The two concerns most people have with inflatable kayaks are that they’ll pop and/or that they’ll tip right over in a strong enough current. Let’s talk more about both those worries now.

First, there’s popping. An inflatable kayak isn’t made of the same cheap material as a swimming pool float or inner tube. It’s a pliable yet durable plastic. Hypalon may be used for the hulls. Some inflatable kayaks even include aluminum framing that can compact when the boat is not in use.

In other words, these materials are selected with longevity in mind. Remember, Nitrylon, a newer material that’s appearing in more and more kayaks, is known for being puncture-resistant. Now, there’s a difference between puncture-resistant and puncture-proof, that’s true. You could still damage your inflatable kayak, but it would be a lot harder to do.

That said, all this very much depends on the quality of the inflatable kayak you buy. The $100 ones, while appealing from a money-saving standpoint, are that inexpensive because the manufacturer skimps on materials. Your inflatable kayak might be more prone to popping, ripping, or tearing. You’re much better off spending $300 to $500 for a quality inflatable kayak you could have for years.

Okay, so that’s the risk of popping, but what about capsizing? Again, an inflatable kayak is not an inner tube. When fully inflated, one of these kayaks may weigh 20 to 50 pounds. A non-inflatable kayak is anywhere from 35 to 100 pounds, so the inflatable variety isn’t a whole lot lighter.

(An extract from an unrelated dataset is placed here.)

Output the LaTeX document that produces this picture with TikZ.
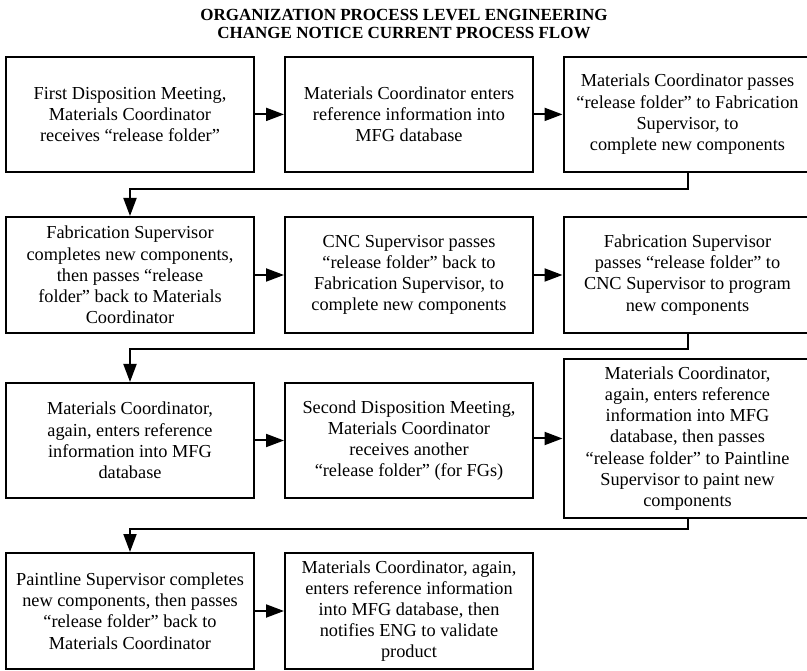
\documentclass[tikz,border=0pt]{standalone}
\usepackage{fontspec}
\setmainfont{Liberation Serif}
\usetikzlibrary{arrows.meta}
\begin{document}
\begin{tikzpicture}[x=1pt,y=-1pt,
  stepbox/.style={draw, line width=2pt, minimum width=248pt, inner sep=2pt,
    align=center, font=\fontsize{18.3}{21.2}\selectfont},
  flow/.style={line width=2pt, -{Triangle[length=18pt,width=13pt]}},
  heading/.style={align=center, font=\fontsize{17}{18.5}\selectfont\bfseries}]
\useasboundingbox (0,0) rectangle (807,671);
\fill[white] (0,0) rectangle (807,671);

% heading
\node[heading] (title) at (404,24)
  {ORGANIZATION PROCESS LEVEL ENGINEERING\\CHANGE NOTICE CURRENT PROCESS FLOW};

% row 1
\node[stepbox, minimum height=115pt] (b1) at (130,114.4)
  {First Disposition Meeting,\\Materials Coordinator\\receives “release folder”};
\node[stepbox, minimum height=115pt] (b2) at (409,114.4)
  {Materials Coordinator enters\\reference information into\\MFG database};
\node[stepbox, minimum height=115pt] (b3) at (687.5,114.4)
  {Materials Coordinator passes\\“release folder” to Fabrication\\Supervisor, to\\complete new components};

% row 2
\node[stepbox, minimum height=116pt] (b4) at (130,275)
  {Fabrication Supervisor\\completes new components,\\then passes “release\\folder” back to Materials\\Coordinator};
\node[stepbox, minimum height=116pt] (b5) at (409,275)
  {CNC Supervisor passes\\“release folder” back to\\Fabrication Supervisor, to\\complete new components};
\node[stepbox, minimum height=116pt] (b6) at (687.5,275)
  {Fabrication Supervisor\\passes “release folder” to\\CNC Supervisor to program\\new components};

% row 3
\node[stepbox, minimum height=115pt] (b7) at (130,440.5)
  {Materials Coordinator,\\again, enters reference\\information into MFG\\database};
\node[stepbox, minimum height=115pt] (b8) at (409,440.5)
  {Second Disposition Meeting,\\Materials Coordinator\\receives another\\“release folder” (for FGs)};
\node[stepbox, minimum height=159pt] (b9) at (687.5,438.5)
  {Materials Coordinator,\\again, enters reference\\information into MFG\\database, then passes\\“release folder” to Paintline\\Supervisor to paint new\\components};

% row 4
\node[stepbox, minimum height=116pt] (b10) at (130,611)
  {Paintline Supervisor completes\\new components, then passes\\“release folder” back to\\Materials Coordinator};
\node[stepbox, minimum height=116pt] (b11) at (409,611)
  {Materials Coordinator, again,\\enters reference information\\into MFG database, then\\notifies ENG to validate\\product};

% turn points of the row-to-row connectors
\coordinate (j1) at (400,189.5);
\coordinate (j2) at (400,349.5);
\coordinate (j3) at (400,529);

% connectors
\draw[flow] (b1) -- (b2);
\draw[flow] (b2) -- (b3);
\draw[flow] (b3.south) |- (j1) -| (b4.north);
\draw[flow] (b4) -- (b5);
\draw[flow] (b5) -- (b6);
\draw[flow] (b6.south) |- (j2) -| (b7.north);
\draw[flow] (b7) -- (b8);
\draw[flow] (b8.east |- b9.west) -- (b9.west);
\draw[flow] (b9.south) |- (j3) -| (b10.north);
\draw[flow] (b10) -- (b11);
\end{tikzpicture}
\end{document}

It’s not as easy as you would think for a wave to pick up a 50-pound kayak, even a 30-pounder. Plus, you have to add your body weight on top of that as well as the potential body weight of a second paddler.

Inflatable kayaks are also designed with a wider shape to make capsizing more difficult. That doesn’t mean it’s impossible, but your boat is much less likely to tip than you’d expect.

Should You Use an Inflatable Kayak?

Now that you know an inflatable kayak can be safe on the water, should you buy one?

If you only plan on doing basic, leisurely kayaking and not venturing into whitewater or the ocean, then an inflatable kayak is a viable option. Keep in mind that besides the price of the kayak itself, you’ll also have to purchase a pump, which could add $50 to $100 extra to your spending, sometimes more.

You’ll also have to make a decision each time you inflate your kayak, and that’s how long to leave your kayak full of air. If you’ll paddle today, tomorrow, and the next day, then it’s fine to let the kayak sit in between trips. If you only go kayaking once a month or so, then all the inflating and deflating might get kind of annoying.

Some kayakers might not like how inflatable kayaks aren’t as narrow as the non-inflating rigid ones. That’s at least partially a stylistic choice, so you may not be bothered.

The last point to consider is that putting away your inflatable kayak is not necessarily a fast process. When you deflate the kayak, you need to let it dry and clean it off before rolling it up and tucking it away. This reduces odors and keeps the kayak in good condition.


Inflatable kayaks are not dangerous. They’re designed for a lower capsizing risk, and they won’t pop if you buy a quality kayak and don’t over inflate it. If you were considering an inflatable kayak but needed more information, hopefully this article is your impetus to go ahead with your purchase. Best of luck!